Annoncé à grand renfort de médias, le sommet social du 18 janvier a été transformé à l’occasion de la perte du AAA en sommet de crise par Sarkozy. Transformation bienvenue pour le futur candidat UMP qui entend renforcer l’idée de la nécessité d’un rassemblement national contre la crise. Sans la moindre hésitation, les cinq confédérations « représentatives », CFDT, CFTC, CGC, CGT et FO, se sont prêtées, en compagnie des organisations patronales, à cette nouvelle opération de brouillage des cartes et des responsabilités.
Pour le gouvernement, la stratégie est simple : associer les syndicats au constat et faire semblant d’ouvrir le débat sur les « solutions ». Ce schéma est à l’œuvre depuis la mise en place du Conseil d’orientation des retraites (COR) en 2000, sous le gouvernement Jospin suivi du Haut Conseil pour l’avenir de l’assurance maladie qui aboutit en 2004 au « diagnostic partagé » par les représentants des centrales syndicales, du patronat, des parlementaires et des professionnels de santé. Le chef de l’État a remis le couvert en novembre avec la constitution d’un Haut Conseil du financement de la protection sociale. « Nous devons repenser le financement de notre système social. Toujours plus de dépenses pour toujours plus d’impôts, c’est une impasse, car les impôts reposent sur la France qui travaille. Le coût très élevé du travail pénalise notre économie », a-t-il estimé. La vocation du Haut Conseil, qui associera les partenaires sociaux, est de proposer une réforme du financement de notre système social. Il apportera « de la sérénité, du sérieux et de l’objectivité » à ce débat.

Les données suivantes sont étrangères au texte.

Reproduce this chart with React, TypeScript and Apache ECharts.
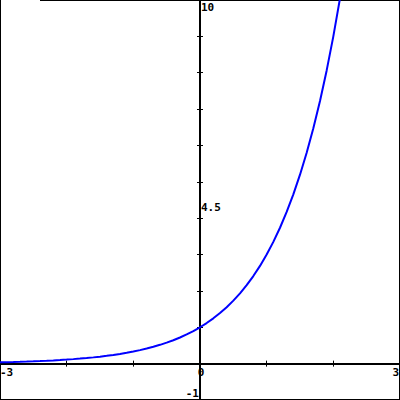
import React, { useEffect, useRef } from "react";
import * as echarts from "echarts";

const xValues = [
  -3.0, -2.9, -2.8, -2.7, -2.6, -2.5, -2.4, -2.3, -2.2, -2.1,
  -2.0, -1.9, -1.8, -1.7, -1.6, -1.5, -1.4, -1.3, -1.2, -1.1,
  -1.0, -0.9, -0.8, -0.7, -0.6, -0.5, -0.4, -0.3, -0.2, -0.1,
  0.0, 0.1, 0.2, 0.3, 0.4, 0.5, 0.6, 0.7, 0.8, 0.9,
  1.0, 1.1, 1.2, 1.3, 1.4, 1.5, 1.6, 1.7, 1.8, 1.9,
  2.0, 2.1, 2.2,
];
const yValues = [
  0.037, 0.0414, 0.0461, 0.0516, 0.0575, 0.0642, 0.0717, 0.08, 0.0892, 0.0996,
  0.1111, 0.124, 0.1384, 0.1544, 0.1723, 0.1925, 0.2148, 0.2397, 0.2676, 0.2986,
  0.3333, 0.372, 0.4152, 0.4634, 0.5173, 0.5774, 0.6444, 0.7192, 0.8027, 0.896,
  1.0, 1.1161, 1.2457, 1.3904, 1.5518, 1.7321, 1.9332, 2.1577, 2.4082, 2.6879,
  3.0, 3.3484, 3.7372, 4.1712, 4.6555, 5.1962, 5.7995, 6.473, 7.2247, 8.0636,
  9.0, 10.045, 11.212,
];

const xRange = [-3, 3];
const yRange = [-1, 10];
const xTickLabels = ["-3", "0", "3"];
const yTickLabels = ["10", "4.5", "-1"];

const FONT = 'bold 11px "DejaVu Sans Mono", monospace';

export default function App() {
  const ref = useRef<HTMLDivElement>(null);
  useEffect(() => {
    if (!ref.current) return;
    const chart = echarts.init(ref.current, null, { renderer: "svg" });
    const axisLine = { onZero: true, lineStyle: { color: "#000", width: 2 } };
    const tick = { show: true, length: 3, lineStyle: { color: "#000", width: 1 } };
    const xBase = {
      type: "value" as const,
      min: xRange[0],
      max: xRange[1],
      interval: 1,
      axisLine,
      axisTick: tick,
      axisLabel: { show: false },
      splitLine: { show: false },
    };
    const yBase = {
      type: "value" as const,
      min: yRange[0],
      max: yRange[1],
      interval: 1,
      axisLine,
      axisTick: tick,
      axisLabel: { show: false },
      splitLine: { show: false },
    };
    chart.setOption({
      animation: false,
      grid: { left: 0, right: 0, top: 0, bottom: 0, containLabel: false },
      xAxis: [
        { ...xBase, position: "bottom" },
        { ...xBase, position: "top" },
      ],
      yAxis: [
        { ...yBase, position: "left" },
        { ...yBase, position: "right" },
      ],
      series: [
        {
          type: "line",
          xAxisIndex: 0,
          yAxisIndex: 0,
          data: xValues.map((x, i) => [x, yValues[i]]),
          showSymbol: false,
          smooth: false,
          clip: true,
          lineStyle: { color: "#0000ff", width: 2 },
        },
      ],
    });
    const p = (x: number, y: number) => chart.convertToPixel({ gridIndex: 0 }, [x, y]) as number[];
    const o = p(0, 0);
    const txt = (text: string, x: number, y: number, align: string, vAlign: string) => ({
      type: "text",
      x,
      y,
      style: { text, font: FONT, fill: "#000", align, verticalAlign: vAlign },
    });
    chart.setOption({
      graphic: [
        { type: "line", shape: { x1: 0.5, y1: 0, x2: 0.5, y2: 400 }, style: { stroke: "#000", lineWidth: 1 } },
        { type: "line", shape: { x1: 0, y1: 399.5, x2: 400, y2: 399.5 }, style: { stroke: "#000", lineWidth: 1 } },
        { type: "line", shape: { x1: 399.5, y1: 0, x2: 399.5, y2: 400 }, style: { stroke: "#000", lineWidth: 1 } },
        { type: "line", shape: { x1: 40, y1: 0.5, x2: 400, y2: 0.5 }, style: { stroke: "#000", lineWidth: 1 } },
        txt(xTickLabels[0], p(xRange[0], 0)[0], o[1] + 3, "left", "top"),
        txt(xTickLabels[1], o[0] + 1, o[1] + 3, "center", "top"),
        txt(xTickLabels[2], p(xRange[1], 0)[0] - 1, o[1] + 3, "right", "top"),
        txt(yTickLabels[0], o[0] + 1, p(0, 10)[1] + 2, "left", "top"),
        txt(yTickLabels[1], o[0] + 1, p(0, 4.5)[1] + 2, "left", "top"),
        txt(yTickLabels[2], o[0] - 1, p(0, yRange[0])[1] - 1, "right", "bottom"),
      ],
    });
    return () => chart.dispose();
  }, []);
  return <div ref={ref} style={{ position: "fixed", left: 0, top: 0, width: 400, height: 400, background: "#fff" }} />;
}
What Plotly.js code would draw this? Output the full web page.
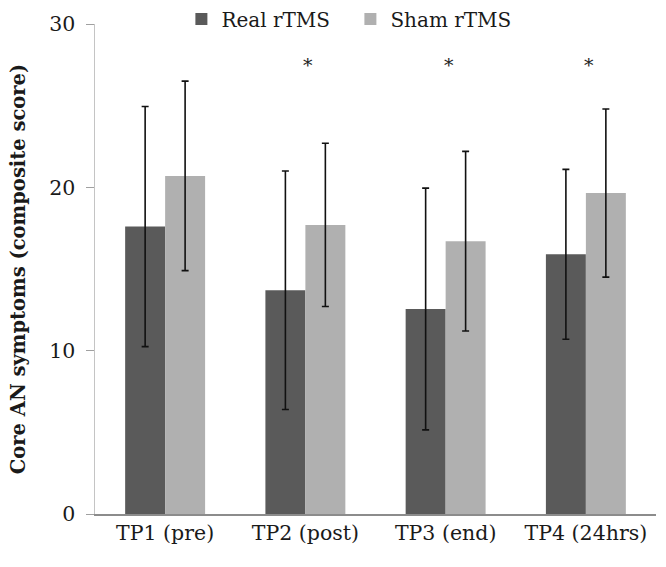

Ainsi le piège se referme-t-il sur les organisations syndicales maintenant sommées de faire des propositions marquées du sceau « de la sérénité, du sérieux et de l’objectivité ». À partir de là, les confédérations jouent des partitions différentes. En juin dernier, un document de 50 pages intitulé « Approche de la compétitivité française » était cosigné par le patronat et trois organisations syndicales (CFDT, CFTC, CFE-CGC). La CGT a refusé de participer au groupe de travail et FO de signer le document final. Le préambule est aussi clair qu’inquiétant, puisqu’il s’agit de « dépasser les approches idéologiques » et de reconnaître « l’importance de la compétitivité ». Les solutions ne diffèrent guère de celle de l’UMP/Parisot : il faut « repenser l’assiette du financement de la protection sociale » car « le taux de prélèvements sur le travail peut rester un frein au développement de l’emploi et à l’amélioration de la compétitivité des entreprises, malgré les dispositifs d’allègement mis en œuvre depuis près de 20 ans ». Et encore : « Un vrai débat sur les modes de financement de la protection sociale est également à engager. Une réflexion approfondie et globale sur une nouvelle répartition entre ce qui doit être payé par la solidarité nationale (l’impôt) et ce qui doit être pris en charge par la solidarité professionnelle (les cotisations sociales), constituerait sans doute une méthode à explorer ». Si tout cela est bien dans la ligne de la CFDT depuis des années, il est plus inquiétant que la direction confédérale CGT débatte d’accepter la CSG et le maintien de la Loi de financement de la Sécurité sociale et n’ait plus d’opposition de principe à ce qu’une part de financement de la protection sociale provienne de l’impôt.
La « sortie » de la crise imaginée par la bourgeoisie passe par des défaites, des reculs majeurs pour les travailleurEs et la population. L’accompagnement de ces reculs par les organisations syndicales est déjà acquis en Allemagne, en Grèce et en Espagne voire en Italie. En France, la force du mouvement social, visible lors du mouvement sur les retraites de 2010 ou des multiples luttes et mobilisations qui perdurent même dans le contexte préélectoral peuvent imposer une autre forme à la bataille contre la chute vers la précarité et la pauvreté.